Called "doubling up," the phenomenon has been driven by two things. The first, Millennials moving back in with their parents, was driven partly by the recession and housing crisis that began in 2007. The second, parents moving in with their adult children, has been driven by economic concerns as well.
A look at the numbers
Data for how many adults live in the average American household only goes back to 1995 when 28.8% of adults lived doubled up in a shared household. That number decreased to 27.4% in 2004, the year when home ownership peaked. Numbers began climbing steadily after that rising to 31.9% in 2017.
In 1995 7% of adults living in another adult's household were the parent of the household head. That number has increased to 14%. And, while jokes abound about Millennials moving back in with their parents, the number of adults living with their mom and/or dad has dropped to 47% from 52% in 1995.
Of course, not all adults living in a doubled up household are parents living with their children or grown children living with their parents. The statistics also include siblings, roommates, and even adult grandchildren.

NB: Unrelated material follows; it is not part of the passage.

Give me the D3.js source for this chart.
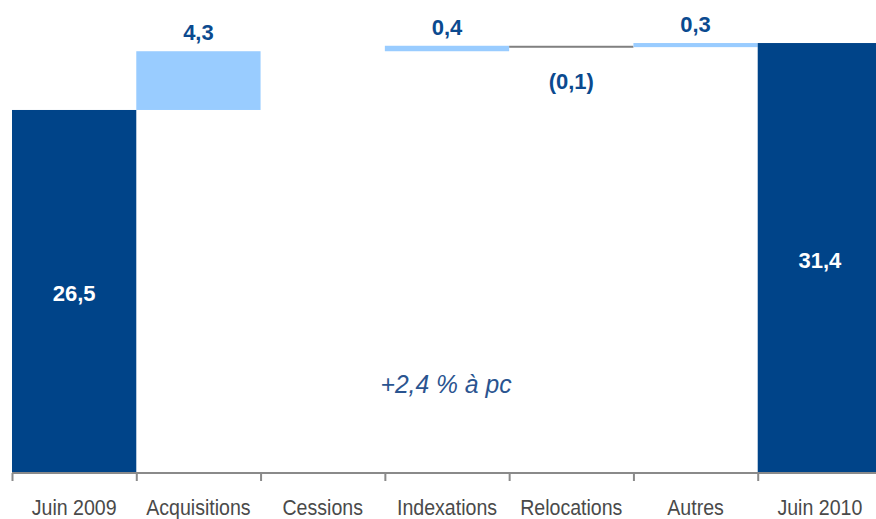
<!DOCTYPE html>
<html>
<head>
<meta charset="utf-8">
<script src="https://cdn.jsdelivr.net/npm/d3@7"></script>
<style>
  html, body { margin: 0; padding: 0; background: #fff; }
  svg { display: block; }
</style>
</head>
<body>
<svg id="chart" width="876" height="519"></svg>
<script>
// Loyers : bridge Juin 2009 -> Juin 2010 (M€)
const categories = ["Juin 2009", "Acquisitions", "Cessions", "Indexations", "Relocations", "Autres", "Juin 2010"];
const kinds      = ["total", "delta", "delta", "delta", "delta", "delta", "total"];
const values     = [26.5, 4.3, 0, 0.4, -0.1, 0.3, 31.4];
const valueLabels = ["26,5", "4,3", "", "0,4", "(0,1)", "0,3", "31,4"];
const note = "+2,4 % à pc";

const darkBlue = "#004489";
const lightBlue = "#99CCFF";
const labelBlue = "#0B4A8F";

const svg = d3.select("#chart");

const x = d3.scaleBand().domain(categories).range([12, 882]).padding(0);
const y = d3.scaleLinear().domain([0, 34.55]).range([472, 0]);

// running cumulative for the floating steps
let run = 0;
const bars = categories.map((c, i) => {
  let lo, hi;
  if (kinds[i] === "total") {
    lo = 0; hi = values[i]; run = values[i];
  } else {
    const start = run;
    run = start + values[i];
    lo = Math.min(start, run); hi = Math.max(start, run);
  }
  return { cat: c, kind: kinds[i], v: values[i], lo, hi, label: valueLabels[i] };
});

// bars
svg.append("g").selectAll("rect")
  .data(bars.filter(d => d.v !== 0))
  .join("rect")
  .attr("x", d => x(d.cat))
  .attr("width", x.bandwidth())
  .attr("y", d => y(d.hi))
  .attr("height", d => Math.max(y(d.lo) - y(d.hi), 2))
  .attr("fill", d => d.kind === "total" ? darkBlue : (d.v < 0 ? "#808080" : lightBlue));

// axis line and boundary ticks
const axisG = svg.append("g");
axisG.append("line")
  .attr("x1", 12).attr("x2", 876)
  .attr("y1", 473).attr("y2", 473)
  .attr("stroke", "#8a8a8a").attr("stroke-width", 2);
axisG.selectAll("line.tick")
  .data(categories)
  .join("line")
  .attr("class", "tick")
  .attr("x1", d => x(d) + 0.5).attr("x2", d => x(d) + 0.5)
  .attr("y1", 473).attr("y2", 481)
  .attr("stroke", "#8a8a8a").attr("stroke-width", 2);

// category labels (condensed)
axisG.selectAll("text")
  .data(categories)
  .join("text")
  .attr("transform", d => `translate(${x(d) + x.bandwidth() / 2},515) scale(0.89,1)`)
  .attr("text-anchor", "middle")
  .attr("font-family", "'Liberation Sans', Arial, sans-serif")
  .attr("font-size", 22)
  .attr("fill", "#4a4a4a")
  .text(d => d);

// value labels
svg.append("g").selectAll("text")
  .data(bars.filter(d => d.label))
  .join("text")
  .attr("x", d => x(d.cat) + x.bandwidth() / 2)
  .attr("y", d => {
    if (d.kind === "total") return y(d.hi / 2) + 10;
    if (d.v < 0) return y(d.lo) + 42;
    return y(d.hi) - 11;
  })
  .attr("text-anchor", "middle")
  .attr("font-family", "'Liberation Sans', Arial, sans-serif")
  .attr("font-weight", "bold")
  .attr("font-size", 22)
  .attr("fill", d => d.kind === "total" ? "#ffffff" : labelBlue)
  .text(d => d.label);

// growth note
svg.append("text")
  .attr("transform", "translate(446,393) scale(0.95,1)")
  .attr("text-anchor", "middle")
  .attr("font-family", "'Liberation Sans', Arial, sans-serif")
  .attr("font-style", "italic")
  .attr("font-size", 26)
  .attr("fill", "#2A5490")
  .text(note);
</script>
</body>
</html>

|Extra adult||Child||Parent||Other relative||Roommate||Other non-relative||Grandchild||Boarder|
Doubling up is not the only trend
The number of doubled up households has offset the fact that fewer Americans are living with a spouse or unmarried partner. Since 2007, the first year the Census Bureau collected that data, the number of people living without a spouse or partner has climbed to 42% from 39%. To break down those statistics, the number of married adults has fallen while more non-married couples are living together, but not in great enough numbers to offset the declines in marriage.
"While Americans are less likely to be living with a spouse or unmarried partner in their household, the rise in doubling up means more adults are living with nonrelatives and with relatives other than romantic partners" wrote Pew's Richard Fry. "As a result, the average number of adults per household has not declined since 1995, and consequently, the number of households per adult has not increased."
What does this mean?
If the number of adults per household was to decline it would impact demand for housing. The doubling up trend is driven partly by economics -- houses are expensive and sharing lowers costs -- but also due to the needs of aging parents which are not purely economic. Doubling up with older relatives might be driven by financial needs, but it can also be for care-giving reasons.
Going forward the economy is likely to drive whether Millennials continue to live with their parents. Financial factors will also influence whether parents move back in with their children. Those numbers may also increase due to logistics including care needs of older generations and the ability for an in-home grandparent to aid with child care.